# Sti 38super trojan



## jhphurt (Dec 11, 2015)

Have a safe queen aSTI38 super trojan, maybe 100 rds threw it and have over 1800 rds thinking it's time to get rid of it, anyone know if maybe in 25 year it going to be worth more


----------



## SSGN_Doc (Mar 12, 2020)

.38 Super is one of those cartridges that gets popular for a while, then interest dies off, then it spikes again. My bet would be that when ammo becomes readily available for the “more common” cartridges and ammo manufacturers get the .38 Super back on the shelves at “reasonable” prices again, interest will go back up and so will the value of your pistol.


----------



## tony pasley (May 6, 2006)

It is possible, but the ammo might be worth more. Now if it were a Colt then yes the value would increase greatly.


----------



## Rock185 (Oct 26, 2012)

I've had a .38 Super Trojan for several years. One of the best factory 1911 type pistols I 've owned.

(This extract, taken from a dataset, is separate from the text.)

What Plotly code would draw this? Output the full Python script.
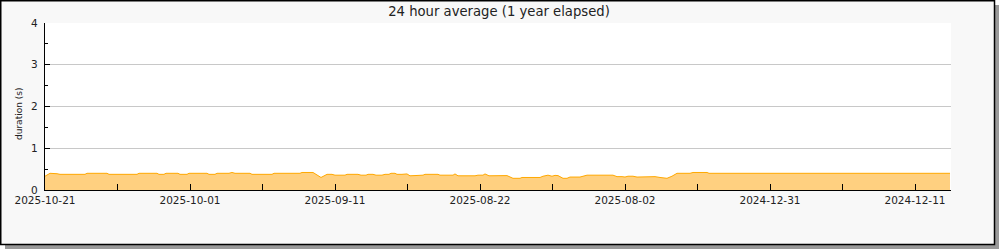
import plotly.graph_objects as go

# ---- data ----
days_elapsed = [0, 0.69, 1.66, 2.07, 5.52, 5.79, 8.55, 8.83, 12.69, 12.97, 15.45, 15.72,
                16.41, 16.69, 18.34, 18.62, 19.59, 19.86, 22.34, 22.62, 23.45, 23.72,
                25.38, 25.79, 26.21, 28.28, 28.55, 31.31, 31.59, 35.17, 35.45, 36.97,
                38.07, 38.90, 39.59, 40.00, 41.38, 41.66, 43.17, 43.59, 44.28, 44.55,
                45.24, 45.66, 46.48, 46.90, 47.45, 47.72, 48.28, 48.55, 49.24, 49.52,
                49.93, 50.34, 51.03, 51.45, 52.14, 52.41, 54.21, 54.48, 56.28, 56.55,
                56.97, 59.31, 59.72, 60.41, 60.69, 61.24, 62.76, 63.17, 63.72, 64.55,
                65.52, 65.79, 68.28, 68.69, 69.38, 69.93, 70.34, 70.76, 71.45, 72.00,
                72.41, 73.79, 74.21, 74.76, 78.34, 78.90, 79.59, 80.00, 80.41, 81.10,
                81.66, 83.17, 83.72, 84.14, 84.83, 85.79, 86.48, 87.17, 88.97, 89.38,
                91.31, 91.59, 124.83]
duration_s = [0.33, 0.40, 0.39, 0.375, 0.375, 0.40, 0.40, 0.375, 0.375, 0.40, 0.40, 0.375,
              0.375, 0.40, 0.40, 0.375, 0.375, 0.40, 0.40, 0.375, 0.375, 0.40,
              0.40, 0.42, 0.40, 0.40, 0.375, 0.375, 0.40, 0.40, 0.42, 0.42,
              0.30, 0.375, 0.375, 0.355, 0.355, 0.375, 0.375, 0.355, 0.355, 0.375,
              0.375, 0.355, 0.355, 0.375, 0.375, 0.40, 0.40, 0.375, 0.375, 0.385,
              0.385, 0.34, 0.34, 0.355, 0.355, 0.375, 0.375, 0.355, 0.355, 0.385,
              0.34, 0.34, 0.355, 0.355, 0.385, 0.34, 0.34, 0.355, 0.345, 0.28,
              0.28, 0.30, 0.30, 0.33, 0.355, 0.33, 0.35, 0.345, 0.28, 0.28,
              0.31, 0.31, 0.335, 0.355, 0.355, 0.32, 0.32, 0.31, 0.33, 0.33,
              0.31, 0.31, 0.32, 0.32, 0.30, 0.28, 0.33, 0.40, 0.40, 0.42,
              0.42, 0.40, 0.40]

tick_days = [0, 10, 20, 30, 40, 50, 60, 70, 80, 90, 100, 110, 120]
tick_labels = ["2025-10-21", "", "2025-10-01", "", "2025-09-11", "", "2025-08-22", "",
               "2025-08-02", "", "2024-12-31", "", "2024-12-11"]

# ---- layout geometry (pixels) ----
W, H = 1000, 250
L, R, T, B = 45, 951, 23, 190
pw, ph = R - L, B - T


def px_x(x):
    return (x - L) / pw


def px_y(y):
    return (B - y) / ph


FONT = "DejaVu Sans"
TXT = "#222222"

fig = go.Figure()
fig.add_trace(go.Scatter(
    x=days_elapsed, y=duration_s, mode="lines", fill="tozeroy",
    fillcolor="#ffd080", line=dict(color="#ffa800", width=1), hoverinfo="skip",
    showlegend=False,
))

shapes = [
    # drop shadow
    dict(type="rect", xref="paper", yref="paper", layer="below",
         x0=px_x(5), x1=px_x(999), y0=px_y(249), y1=px_y(5),
         fillcolor="#999999", line=dict(width=0)),
    # frame
    dict(type="rect", xref="paper", yref="paper", layer="below",
         x0=px_x(0.75), x1=px_x(994.5), y0=px_y(244.5), y1=px_y(0.75),
         fillcolor="#f8f8f8", line=dict(color="black", width=1.5)),
    # plot area
    dict(type="rect", xref="paper", yref="paper", layer="below",
         x0=0, x1=1, y0=0, y1=1, fillcolor="white", line=dict(width=0)),
]

fig.update_layout(
    width=W, height=H,
    margin=dict(l=L, r=W - R, t=T, b=H - B, pad=0),
    paper_bgcolor="white", plot_bgcolor="white",
    font=dict(family=FONT, size=10.5, color=TXT),
    title=dict(text="24 hour average (1 year elapsed)", x=499 / W,
               xanchor="center", y=1 - 11 / H, yanchor="middle",
               font=dict(family=FONT, size=13.2, color=TXT)),
    shapes=shapes,
    annotations=[dict(text="duration (s)", xref="paper", yref="paper",
                      x=px_x(19), y=px_y(114), showarrow=False, textangle=-90,
                      xanchor="center", yanchor="middle",
                      font=dict(family=FONT, size=9, color=TXT))],
    xaxis=dict(range=[0, pw / 7.25], tickmode="array", tickvals=tick_days,
               ticktext=tick_labels, ticks="inside", ticklen=6, tickcolor="black",
               showline=True, linecolor="black", linewidth=1.3, showgrid=False,
               zeroline=False, fixedrange=True),
    yaxis=dict(range=[0, 4], tickmode="array", tickvals=[0, 1, 2, 3, 4],
               ticks="inside", ticklen=5, tickcolor="black",
               minor=dict(tickmode="array", tickvals=[0.5, 1.5, 2.5, 3.5],
                          ticks="inside", ticklen=3, tickcolor="black", showgrid=False),
               showline=True, linecolor="black", linewidth=1.3,
               showgrid=True, gridcolor="#c8c8c8", gridwidth=1,
               zeroline=False, ticklabelstandoff=4, fixedrange=True),
)

fig.write_html("out.html")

I've never thought about it appreciating, but enjoy using the gun, and would not put it in the safe for 25 years to find out if it would be worth more someday....


----------



## rustyaa55 (2 mo ago)

It's already been shot. * Have bought a lot of 38 super in past year at so-so prices. REMINGTON was available then PPU, FIOCHI, S&B. All in FMJ. Then on 22nd picked up 5 x 50 rds FED JHP. And more left on shelf. I love the cartridge. Why not enjoy it and shoot the ammo you have? Save the brass to sweeten the deal if you do sell.


----------